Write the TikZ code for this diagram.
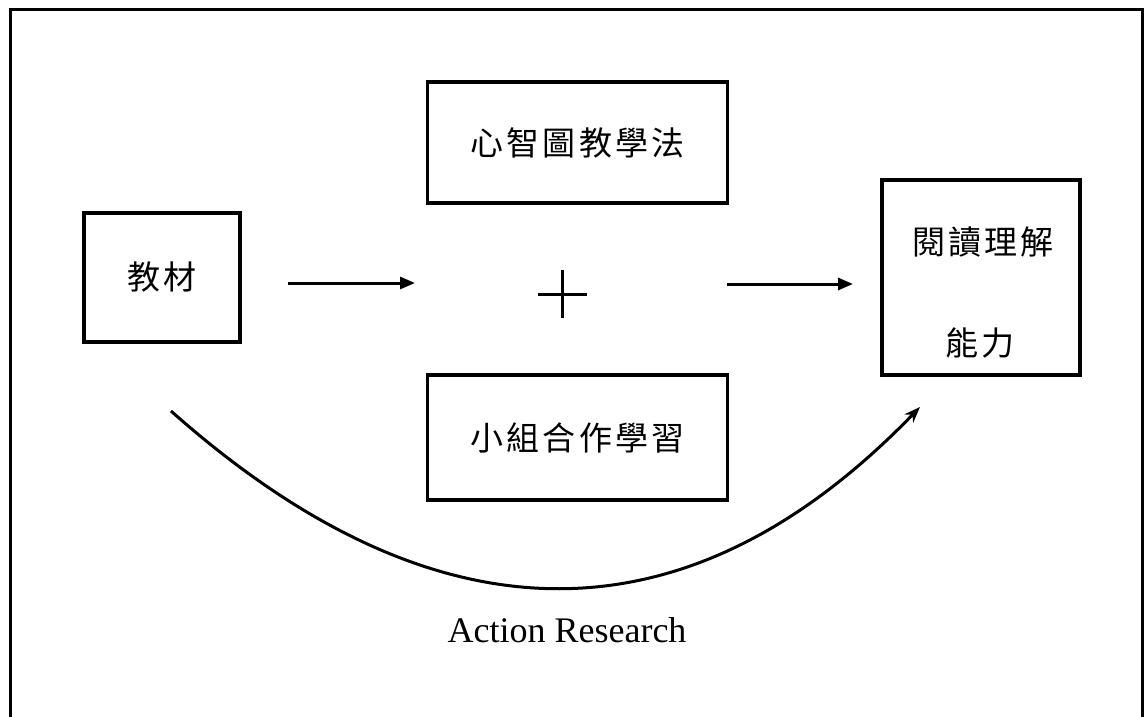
\documentclass[tikz,border=0pt]{standalone}
\usepackage{fontspec}
\setmainfont{Liberation Serif}
\newfontfamily\cjk[LetterSpace=10]{Noto Sans CJK TC}
\usetikzlibrary{arrows.meta, positioning}
\tikzset{
  box/.style={draw, line width=3.3pt, inner sep=0pt, font=\cjk\fontsize{33}{40}\selectfont},
  cjktext/.style={inner sep=0pt, font=\cjk\fontsize{33}{40}\selectfont},
  flow/.style={line width=3pt, -{Triangle[length=15pt, width=12pt]}},
}

\begin{document}
\begin{tikzpicture}[x=1pt, y=-1pt]
  \useasboundingbox (0,0) rectangle (1146,717);

  % outer frame, open at the bottom
  \draw[line width=3pt] (10,717) -- (10,10) -- (1142,10) -- (1142,717);

  % boxes
  \node[box, minimum width=156pt, minimum height=129pt] (mat) at (162,277.5) {教材};
  \node[box, minimum width=300pt, minimum height=121pt] (mind) at (577.5,142.5) {心智圖教學法};
  \node[box, minimum width=300pt, minimum height=125pt] (group) at (577.5,437.5) {小組合作學習};
  \node[box, minimum width=198pt, minimum height=195pt] (read) at (981,277.5) {};
  \node[cjktext] (read1) at (983,242) {閱讀理解};
  \node[cjktext] (read2) at (980,343) {能力};

  % plus sign
  \draw[line width=3pt] (538,294) -- (587,294);
  \draw[line width=3pt] (562,270) -- (562,318);

  % flow arrows
  \coordinate (a1s) at (288,283);
  \coordinate (a1e) at (415,283);
  \coordinate (a2s) at (727,284);
  \coordinate (a2e) at (853,284);
  \draw[flow] (a1s) -- (a1e);
  \draw[flow] (a2s) -- (a2e);

  % action research curve
  \coordinate (cs) at (171,411);
  \coordinate (ce) at (920,407);
  \draw[line width=3pt, -{Stealth[length=16pt, width=12pt]}]
    (cs) .. controls (440,650) and (690,645) .. (ce);
  \node[anchor=base, font=\fontsize{36}{40}\selectfont] (ar) at (567,642) {Action Research};
\end{tikzpicture}
\end{document}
■ ■ ■ ■
The data above needs to be retyped exactly, with the images left out.

Expected answer:
Write the TikZ code for this diagram.
\documentclass[tikz,border=0pt]{standalone}
\usepackage{fontspec}
\setmainfont{Liberation Serif}
\newfontfamily\cjk[LetterSpace=10]{Noto Sans CJK TC}
\usetikzlibrary{arrows.meta, positioning}
\tikzset{
  box/.style={draw, line width=3.3pt, inner sep=0pt, font=\cjk\fontsize{33}{40}\selectfont},
  cjktext/.style={inner sep=0pt, font=\cjk\fontsize{33}{40}\selectfont},
  flow/.style={line width=3pt, -{Triangle[length=15pt, width=12pt]}},
}

\begin{document}
\begin{tikzpicture}[x=1pt, y=-1pt]
  \useasboundingbox (0,0) rectangle (1146,717);

  % outer frame, open at the bottom
  \draw[line width=3pt] (10,717) -- (10,10) -- (1142,10) -- (1142,717);

  % boxes
  \node[box, minimum width=156pt, minimum height=129pt] (mat) at (162,277.5) {教材};
  \node[box, minimum width=300pt, minimum height=121pt] (mind) at (577.5,142.5) {心智圖教學法};
  \node[box, minimum width=300pt, minimum height=125pt] (group) at (577.5,437.5) {小組合作學習};
  \node[box, minimum width=198pt, minimum height=195pt] (read) at (981,277.5) {};
  \node[cjktext] (read1) at (983,242) {閱讀理解};
  \node[cjktext] (read2) at (980,343) {能力};

  % plus sign
  \draw[line width=3pt] (538,294) -- (587,294);
  \draw[line width=3pt] (562,270) -- (562,318);

  % flow arrows
  \coordinate (a1s) at (288,283);
  \coordinate (a1e) at (415,283);
  \coordinate (a2s) at (727,284);
  \coordinate (a2e) at (853,284);
  \draw[flow] (a1s) -- (a1e);
  \draw[flow] (a2s) -- (a2e);

  % action research curve
  \coordinate (cs) at (171,411);
  \coordinate (ce) at (920,407);
  \draw[line width=3pt, -{Stealth[length=16pt, width=12pt]}]
    (cs) .. controls (440,650) and (690,645) .. (ce);
  \node[anchor=base, font=\fontsize{36}{40}\selectfont] (ar) at (567,642) {Action Research};
\end{tikzpicture}
\end{document}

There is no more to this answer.